While it was once solely the choice of the inductee, for the past couple of decades the Hall of Fame has had final say on the caps, though the request of the inductee is noted. This is done to prevent a situation in which a cap truly misrepresents history. This issue arose around the time Wade Boggs was inducted, as he reportedly had a deal with the Tampa Bay Devil Rays to pick their cap on his plaque which, to say the least, would’ve been unrepresentative.

There have been some mildly controversial picks in the past, and some guys who would seem to have a clear choice have gone with blank caps to avoid upsetting the fan base of one of his other teams, but Walker’s doesn’t seem all that controversial to me.

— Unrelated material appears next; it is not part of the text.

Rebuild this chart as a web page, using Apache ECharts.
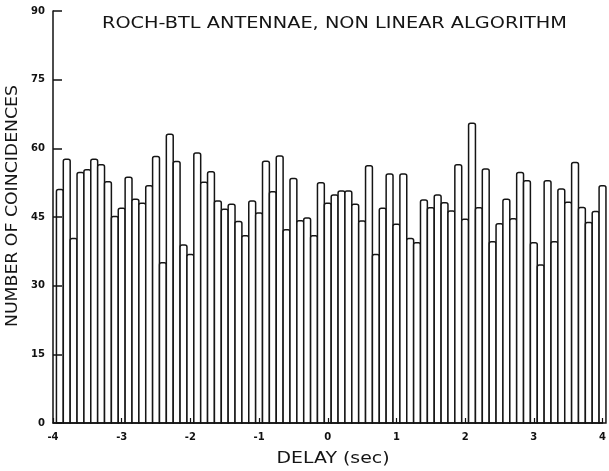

Walker played ten years in Colorado to six years in Montreal and two years in St. Louis. His numbers in Colorado were substantial better than in Montreal. His MVP Award, most of his Gold Gloves, most of his All-Star appearances, and all of his black ink with the exception of the NL doubles title in 1994 came with the Rockies too. Walker requested the Rockies cap, noting correctly that he “did more damage” in a Rockies uniform than anyplace else. And, of course, that damage is what got him elected to the Hall of Fame.

Still, I imagine fans of the old Expos will take at least some issue here. Those folks tend to be pretty possessive of their team’s old stars. It’s understandable, I suppose, given that they’ve not gotten any new ones in a decade or two. Add in the fact that Walker played for the 1994 Expos team onto which people love to project things both reasonable and unreasonable, and you can expect that the Expos dead-enders might feel a bit slighted.

Welp, sorry. A Rockies cap is the right choice.  And that’s Walker’s cap will feature.